The Road Home
This is a beautiful, simple love story directed by Zhang Yimou (Hero, etc.) and starring Ziyi Zhang (Crouching Tiger, etc.). It tells in one long flashback the story of a young woman in a poor Chinese village who becomes enchanted with the city gentleman who comes to help build a new schoolhouse and teach the children of the village. She takes every chance she can to observe the teacher and come close to him. Every day she waits on a hill by the path that he walks just to observe him from a distance; she walks the extra distance to the well by the schoolhouse, passing up a closer well, just so she can hear his voice as he teaches the children. When you think about it, her behavior is almost obsessive, but Ziyi is so enchanting and believable that everything she does seems natural and true. Besides, I think we all tend to get a little obsessive when we're in love/infatuated.
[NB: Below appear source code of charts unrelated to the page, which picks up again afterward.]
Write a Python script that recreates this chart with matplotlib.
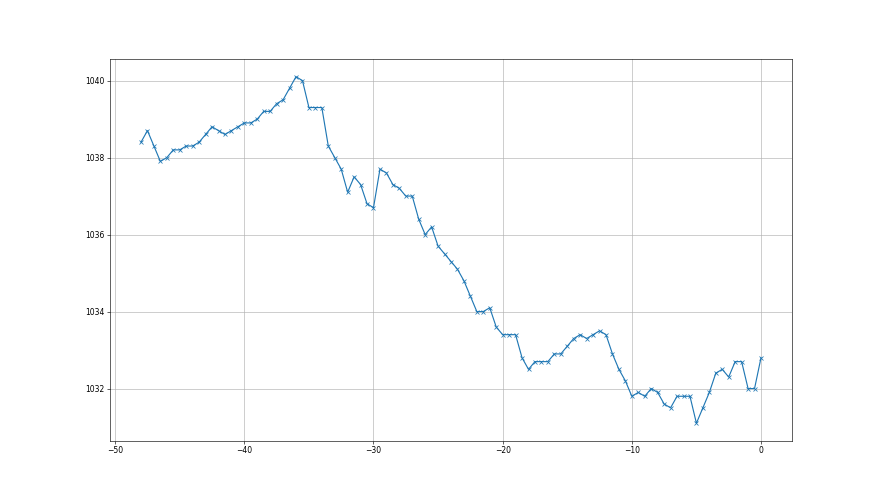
import matplotlib
matplotlib.use("Agg")
import matplotlib.pyplot as plt
import numpy as np

hours = np.arange(-48, 0.01, 0.5)
pressure = [
    1038.4, 1038.7, 1038.3, 1037.9, 1038.0, 1038.2, 1038.2, 1038.3, 1038.3, 1038.4,
    1038.6, 1038.8, 1038.7, 1038.6, 1038.7, 1038.8, 1038.9, 1038.9, 1039.0, 1039.2,
    1039.2, 1039.4, 1039.5, 1039.8, 1040.1, 1040.0, 1039.3, 1039.3, 1039.3, 1038.3,
    1038.0, 1037.7, 1037.1, 1037.5, 1037.3, 1036.8, 1036.7, 1037.7, 1037.6, 1037.3,
    1037.2, 1037.0, 1037.0, 1036.4, 1036.0, 1036.2, 1035.7, 1035.5, 1035.3, 1035.1,
    1034.8, 1034.4, 1034.0, 1034.0, 1034.1, 1033.6, 1033.4, 1033.4, 1033.4, 1032.8,
    1032.5, 1032.7, 1032.7, 1032.7, 1032.9, 1032.9, 1033.1, 1033.3, 1033.4, 1033.3,
    1033.4, 1033.5, 1033.4, 1032.9, 1032.5, 1032.2, 1031.8, 1031.9, 1031.8, 1032.0,
    1031.9, 1031.6, 1031.5, 1031.8, 1031.8, 1031.8, 1031.1, 1031.5, 1031.9, 1032.4,
    1032.5, 1032.3, 1032.7, 1032.7, 1032.0, 1032.0, 1032.8,
]

fig, ax = plt.subplots(figsize=(16, 9), dpi=55)
ax.plot(hours, pressure, marker='x', color='C0')
ax.grid(True)
fig.savefig("out.png", dpi=55)
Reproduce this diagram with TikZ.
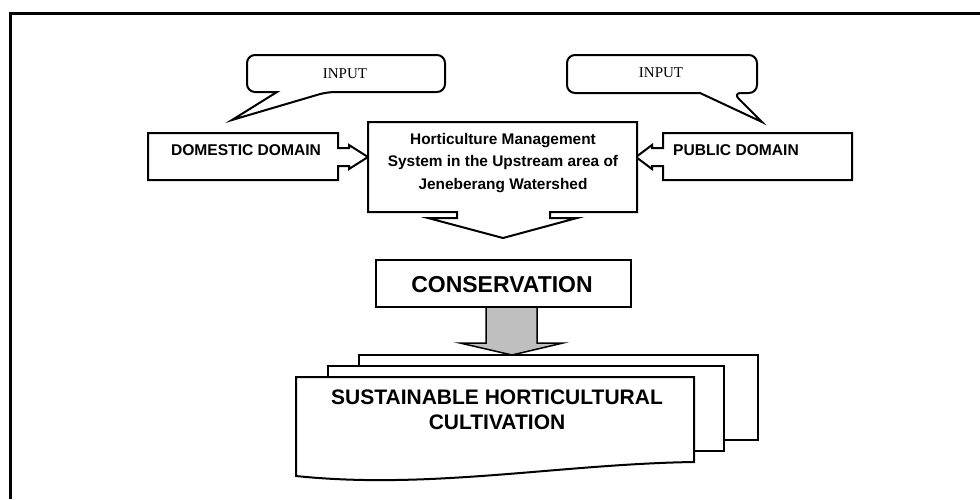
\documentclass[tikz,border=0pt]{standalone}
\usepackage{fontspec}
\setmainfont{Liberation Sans}
\newfontfamily\serifin{Liberation Serif}
\begin{document}
\begin{tikzpicture}[x=1pt,y=-1pt,
  shapeline/.style={draw=black,line width=2pt,fill=white,line join=miter},
  boldtxt/.style={font=\bfseries,align=center,inner sep=0pt},
  inputtxt/.style={font=\serifin\fontsize{15}{18}\selectfont,inner sep=0pt}]
\useasboundingbox (0,0) rectangle (980,499);
\fill[white] (0,0) rectangle (980,499);
% outer frame (open to the right and bottom)
\draw[line width=3pt] (10,499) -- (10,13) -- (980,13);

% speech callouts
\draw[shapeline,rounded corners=8pt]
  (247,55) -- (445,55) -- (445,92) -- (327,92) [sharp corners] -- (232,120) -- (277,92)
  [rounded corners=8pt] -- (247,92) -- cycle;
\draw[shapeline,rounded corners=8pt]
  (567,55) -- (757,55) -- (757,93) -- (733,93) [sharp corners] -- (762,122) -- (700,93)
  [rounded corners=8pt] -- (567,93) -- cycle;
\node[inputtxt] (in1) at (345,74) {INPUT};
\node[inputtxt] (in2) at (661,73) {INPUT};

% domestic domain: right arrow callout
\draw[shapeline] (148,133) -- (338,133) -- (338,148) -- (349,148) -- (349,145) -- (368,157)
  -- (349,169) -- (349,166) -- (338,166) -- (338,180) -- (148,180) -- cycle;
\node[boldtxt,font=\bfseries\fontsize{15.6}{18}\selectfont] (dom) at (246,150) {DOMESTIC DOMAIN};

% public domain: left arrow callout
\draw[shapeline] (852,133) -- (663,133) -- (663,148) -- (652,148) -- (652,145) -- (636,157)
  -- (652,169) -- (652,166) -- (663,166) -- (663,180) -- (852,180) -- cycle;
\node[boldtxt,font=\bfseries\fontsize{15.6}{18}\selectfont] (pub) at (736,150) {PUBLIC DOMAIN};

% central system box: down arrow callout
\draw[shapeline] (368,122) -- (637,122) -- (637,212) -- (550,212) -- (550,218) -- (577,218)
  -- (503,238) -- (428,218) -- (457,218) -- (457,212) -- (368,212) -- cycle;
\node[boldtxt,font=\bfseries\fontsize{15.4}{22.5}\selectfont] (sys) at (503,163)
  {Horticulture Management\\System in the Upstream area of\\Jeneberang Watershed};

% conservation
\draw[shapeline] (376,260) rectangle (631,307);
\node[boldtxt,font=\bfseries\fontsize{23}{26}\selectfont] (cons) at (502,285) {CONSERVATION};

% grey block arrow
\draw[draw=black,line width=1.5pt,fill=black!25,line join=miter]
  (486,307) -- (537,307) -- (537,343) -- (563,343) -- (512,355) -- (460,343) -- (486,343) -- cycle;

% stacked documents
\draw[shapeline] (359,355) rectangle (758,440);
\draw[shapeline] (328,366) rectangle (724,451);
\draw[shapeline] (296,377) -- (694,377) -- (694,462)
  .. controls (560,464) and (430,490) .. (296,476) -- cycle;
\node[boldtxt,font=\bfseries\fontsize{21}{25}\selectfont] (sus) at (497,410)
  {SUSTAINABLE HORTICULTURAL\\CULTIVATION};
\end{tikzpicture}
\end{document}
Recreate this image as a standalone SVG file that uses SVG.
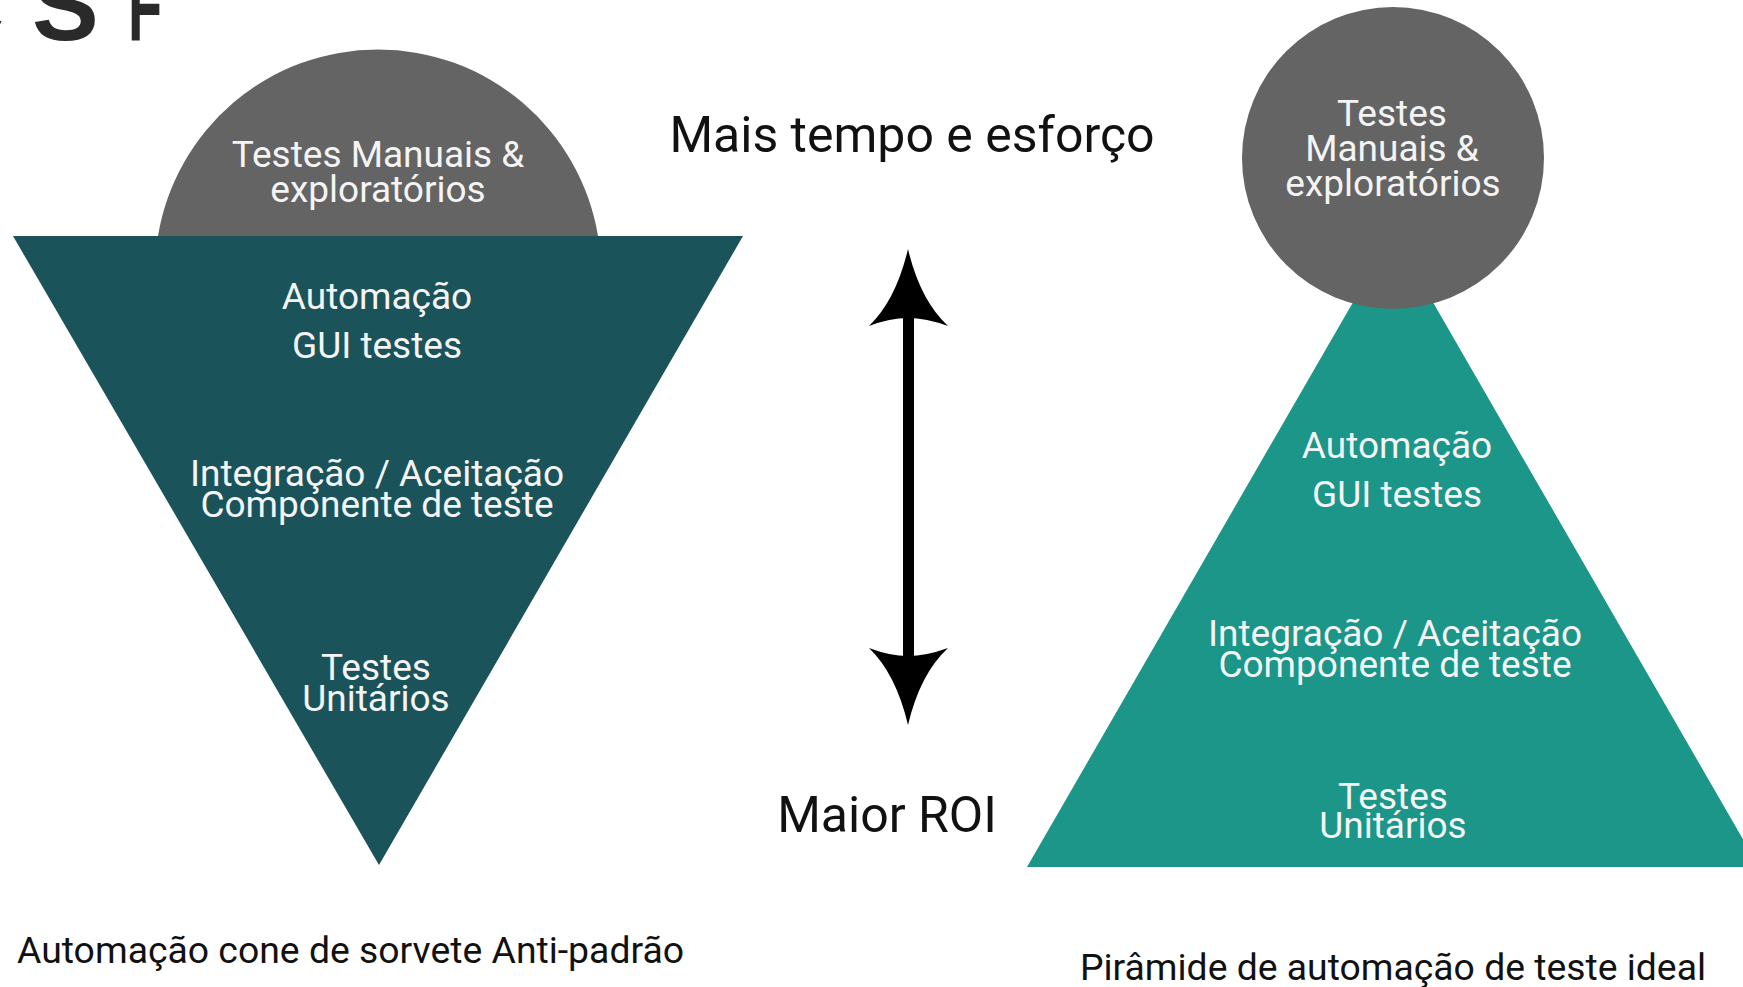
<svg xmlns="http://www.w3.org/2000/svg" width="1743" height="987" viewBox="0 0 1743 987">
<style>
.lbl{font-family:Roboto,"Liberation Sans",sans-serif;font-size:37px;fill:#f4f4f4;text-anchor:middle}
.big{font-family:Roboto,"Liberation Sans",sans-serif;font-size:50px;fill:#111;text-anchor:middle}
.cap{font-family:Roboto,"Liberation Sans",sans-serif;font-size:36px;fill:#111}
.frag{font-family:"Liberation Sans",sans-serif;font-weight:bold;font-size:100px;fill:#2a2a2a}
</style>
<rect width="1743" height="987" fill="#ffffff"/>
<g id="fragments">
<text class="frag" x="-68" y="40">C</text>
<text class="frag" x="32" y="40">S</text>
<text class="frag" x="128" y="40" textLength="34" lengthAdjust="spacingAndGlyphs">F</text>
</g>
<g id="cone">
<path d="M158,236 A223,223 0 0 1 598,236 Z" fill="#646464"/>
<polygon points="13,236 743,236 379,865" fill="#1b535a"/>
<text class="lbl" x="378" y="167">Testes Manuais &amp;</text>
<text class="lbl" x="378" y="202">exploratórios</text>
<text class="lbl" x="377" y="309">Automação</text>
<text class="lbl" x="377" y="358">GUI testes</text>
<text class="lbl" x="377" y="486">Integração / Aceitação</text>
<text class="lbl" x="377" y="517">Componente de teste</text>
<text class="lbl" x="376" y="680">Testes</text>
<text class="lbl" x="376" y="711">Unitários</text>
</g>
<g id="pyramid">
<polygon points="1393,233 1759,867 1027,867" fill="#1b9688"/>
<circle cx="1393" cy="158" r="151" fill="#646464"/>
<text class="lbl" x="1392" y="126">Testes</text>
<text class="lbl" x="1392" y="161">Manuais &amp;</text>
<text class="lbl" x="1393" y="196">exploratórios</text>
<text class="lbl" x="1397" y="458">Automação</text>
<text class="lbl" x="1397" y="507">GUI testes</text>
<text class="lbl" x="1395" y="646">Integração / Aceitação</text>
<text class="lbl" x="1395" y="677">Componente de teste</text>
<text class="lbl" x="1393" y="809">Testes</text>
<text class="lbl" x="1393" y="838">Unitários</text>
</g>
<g id="connectors">
<rect x="903" y="310" width="11" height="350" fill="#000"/>
<path d="M908,249 Q896,300 869,326 Q890,318 908,318 Q926,318 948,326 Q920,300 908,249 Z" fill="#000"/>
<path d="M908,725 Q896,674 869,648 Q890,656 908,656 Q926,656 948,648 Q920,674 908,725 Z" fill="#000"/>
</g>
<g id="labels">
<text class="big" x="912" y="152">Mais tempo e esforço</text>
<text class="big" x="887" y="832">Maior ROI</text>
<text class="cap" x="17" y="963" textLength="667" lengthAdjust="spacingAndGlyphs">Automação cone de sorvete Anti-padrão</text>
<text class="cap" x="1080" y="980" textLength="626" lengthAdjust="spacingAndGlyphs">Pirâmide de automação de teste ideal</text>
</g>
</svg>
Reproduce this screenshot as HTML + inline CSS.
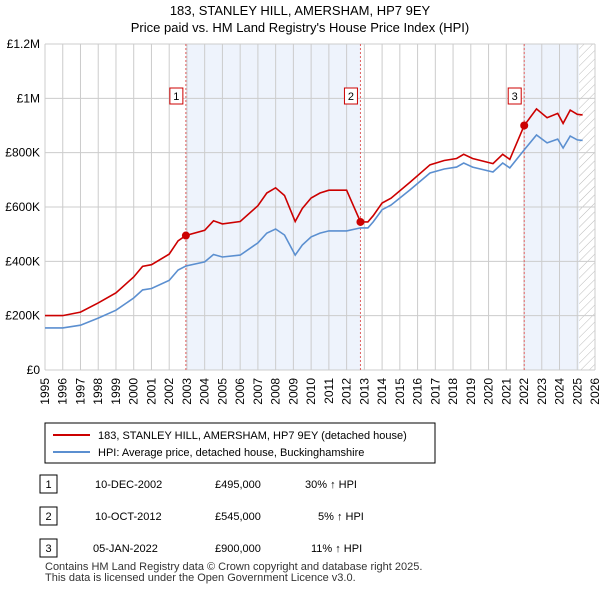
<!DOCTYPE html>
<html><head><meta charset="utf-8">
<style>
body{margin:0;background:#fff;font-family:"Liberation Sans",sans-serif;}
svg text{font-family:"Liberation Sans",sans-serif;}
</style></head>
<body>
<svg id="c" width="600" height="590" xmlns="http://www.w3.org/2000/svg">
<defs>
<pattern id="hatch" width="6" height="6" patternUnits="userSpaceOnUse" patternTransform="rotate(45)">
<line x1="0" y1="0" x2="0" y2="6" stroke="#bbb" stroke-width="1"/>
</pattern>
</defs>
<text x="300" y="15" text-anchor="middle" font-size="13" fill="#000">183, STANLEY HILL, AMERSHAM, HP7 9EY</text>
<text x="300" y="32" text-anchor="middle" font-size="13" fill="#000">Price paid vs. HM Land Registry's House Price Index (HPI)</text>
<g id="plot"></g>
<g>
<rect x="45" y="423" width="390" height="40" fill="#fff" stroke="#000" stroke-width="1"/>
<line x1="53" y1="435" x2="90" y2="435" stroke="#cc0000" stroke-width="2"/>
<text x="98" y="439" font-size="11">183, STANLEY HILL, AMERSHAM, HP7 9EY (detached house)</text>
<line x1="53" y1="452" x2="90" y2="452" stroke="#5b8fd0" stroke-width="2"/>
<text x="98" y="456" font-size="11">HPI: Average price, detached house, Buckinghamshire</text>
</g>
<g font-size="11">
<rect x="40" y="475" width="17" height="18" fill="#fff" stroke="#000"/><text x="48.5" y="488" text-anchor="middle">1</text>
<text x="95" y="488">10-DEC-2002</text><text x="215" y="488">£495,000</text><text x="305" y="488">30% ↑ HPI</text>
<rect x="40" y="507" width="17" height="18" fill="#fff" stroke="#000"/><text x="48.5" y="520" text-anchor="middle">2</text>
<text x="95" y="520">10-OCT-2012</text><text x="215" y="520">£545,000</text><text x="318" y="520">5% ↑ HPI</text>
<rect x="40" y="539" width="17" height="18" fill="#fff" stroke="#000"/><text x="48.5" y="552" text-anchor="middle">3</text>
<text x="93" y="552">05-JAN-2022</text><text x="215" y="552">£900,000</text><text x="311" y="552">11% ↑ HPI</text>
</g>
<text x="45" y="570" font-size="11" fill="#333">Contains HM Land Registry data © Crown copyright and database right 2025.</text>
<text x="45" y="581" font-size="11" fill="#333">This data is licensed under the Open Government Licence v3.0.</text>
</svg>
<script>
const hpiYears=[1995,1996,1997,1998,1999,2000,2000.5,2001,2002,2002.5,2002.94,2004,2004.5,2005,2006,2007,2007.5,2008,2008.5,2009.1,2009.5,2010,2010.5,2011,2012,2012.78,2013.2,2013.5,2014,2014.5,2015.57,2016.7,2017.5,2018.2,2018.6,2019.1,2020.25,2020.8,2021.2,2022.01,2022.7,2023.3,2023.9,2024.2,2024.6,2025,2025.3];
const hpiValues=[155,155,165,191,220,265,295,300,330,368,383,398,425,416,423,468,504,519,497,423,460,490,504,512,512,523,523,545,590,607,663,725,740,747,762,747,729,762,744,810,865,836,850,817,861,847,845];
const saleYears=[2002.94,2012.78,2022.01];
const salePrices=[495,545,900];
const saleLabels=["1","2","3"];
const yTicks=[0,200,400,600,800,1000,1200];
const yTickLabels=["£0","£200K","£400K","£600K","£800K","£1M","£1.2M"];
const xTicks=[];for(let y=1995;y<=2026;y++)xTicks.push(y);
const dataEnd=2025.1;

const X0=45,X1=595,Y0=370,Y1=44;
const xs=y=>X0+(y-1995)/(2026-1995)*(X1-X0);
const ys=v=>Y0-v/1200*(Y0-Y1);
const NS="http://www.w3.org/2000/svg";
const g=document.getElementById('plot');
function mk(t,a){const e=document.createElementNS(NS,t);for(const k in a)e.setAttribute(k,a[k]);g.appendChild(e);return e;}
function hpiAt(t){for(let i=0;i<hpiYears.length-1;i++){if(t>=hpiYears[i]&&t<=hpiYears[i+1]){const f=(t-hpiYears[i])/(hpiYears[i+1]-hpiYears[i]);return hpiValues[i]+f*(hpiValues[i+1]-hpiValues[i]);}}return hpiValues[hpiValues.length-1];}
let r=mk('rect',{x:xs(saleYears[0]),y:Y1,width:xs(saleYears[1])-xs(saleYears[0]),height:Y0-Y1,fill:'#eef3fc'});

r=mk('rect',{x:xs(saleYears[2]),y:Y1,width:xs(dataEnd)-xs(saleYears[2]),height:Y0-Y1,fill:'#eef3fc'});

r=mk('rect',{x:xs(dataEnd),y:Y1,width:X1-xs(dataEnd),height:Y0-Y1,fill:'url(#hatch)'});

xTicks.forEach(t=>{const l=mk('line',{x1:xs(t),x2:xs(t),y1:Y1,y2:Y0,stroke:'#ccc','stroke-width':1});

const tx=mk('text',{x:0,y:0,'text-anchor':'end','font-size':12,transform:'translate('+(xs(t)+4)+','+(Y0+8)+') rotate(-90)'});tx.textContent=t;
});
yTicks.forEach((t,i)=>{const l=mk('line',{x1:X0,x2:X1,y1:ys(t),y2:ys(t),stroke:'#ccc','stroke-width':1});

const tx=mk('text',{x:X0-5,y:ys(t)+4,'text-anchor':'end','font-size':12});tx.textContent=yTickLabels[i];
});
saleYears.forEach((s,i)=>{const l=mk('line',{x1:xs(s),x2:xs(s),y1:Y1,y2:Y0,stroke:'#e06060','stroke-width':1,'stroke-dasharray':'2,2'});

const bx=mk('rect',{x:xs(s)-16,y:88,width:13,height:16,fill:'#fff',stroke:'#cc0000'});

const tx=mk('text',{x:xs(s)-9.5,y:100,'text-anchor':'middle','font-size':11});tx.textContent=saleLabels[i];
});
const hp=hpiYears.map((y,i)=>xs(y).toFixed(1)+','+ys(hpiValues[i]).toFixed(1)).join(' ');
const hl=mk('polyline',{points:hp,fill:'none',stroke:'#5b8fd0','stroke-width':1.6});

function factor(t){let k=0;for(let i=0;i<saleYears.length;i++)if(t>=saleYears[i])k=i;return salePrices[k]/hpiAt(saleYears[k]);}
const pts=[];
hpiYears.forEach((y,i)=>{
  saleYears.forEach((s,j)=>{if(j>0&&y>s&&(i===0||hpiYears[i-1]<s)){pts.push([s,hpiAt(s)*salePrices[j-1]/hpiAt(saleYears[j-1])]);pts.push([s,salePrices[j]]);}});
  pts.push([y,hpiValues[i]*factor(y)]);});
const pl=mk('polyline',{points:pts.map(p=>xs(p[0]).toFixed(1)+','+ys(p[1]).toFixed(1)).join(' '),fill:'none',stroke:'#cc0000','stroke-width':1.6});

saleYears.forEach((s,i)=>{const d=mk('circle',{cx:xs(s),cy:ys(salePrices[i]),r:4,fill:'#cc0000'});
});
</script>
</body></html>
The film begins and ends with the teacher's son and widow making preparations for his funeral. These portions of the film are shot in black and white while the flashback which constitutes the majority of the film is in vivid color, which I found to be very effective at invoking the pervasive melancholy that accompanies death, especially as it is contrasted with the beauty and hope of the new love. The Road Home ends with a scene that made me think of that beautiful ending to It's a Wonderful Life where all the people who have been touched by George Bailey come together to give a little back. The deceased school teacher had touched so many lives so profoundly that these people felt compelled to express their appreciation with a simple, subdued, collective act of tribute, carrying and accompanying his casket on the titular road home so that he wouldn't forget his way. We regard this act of tribute from afar, as if it is so sacred and private that our immediate presence would be an intrusion.
This is a slow film. If you're not in the right mindset it might become boring. But I was captivated, first of all by Ziyi Zhang's always enchanting presence, and second by the truth and beauty illustrated on the screen.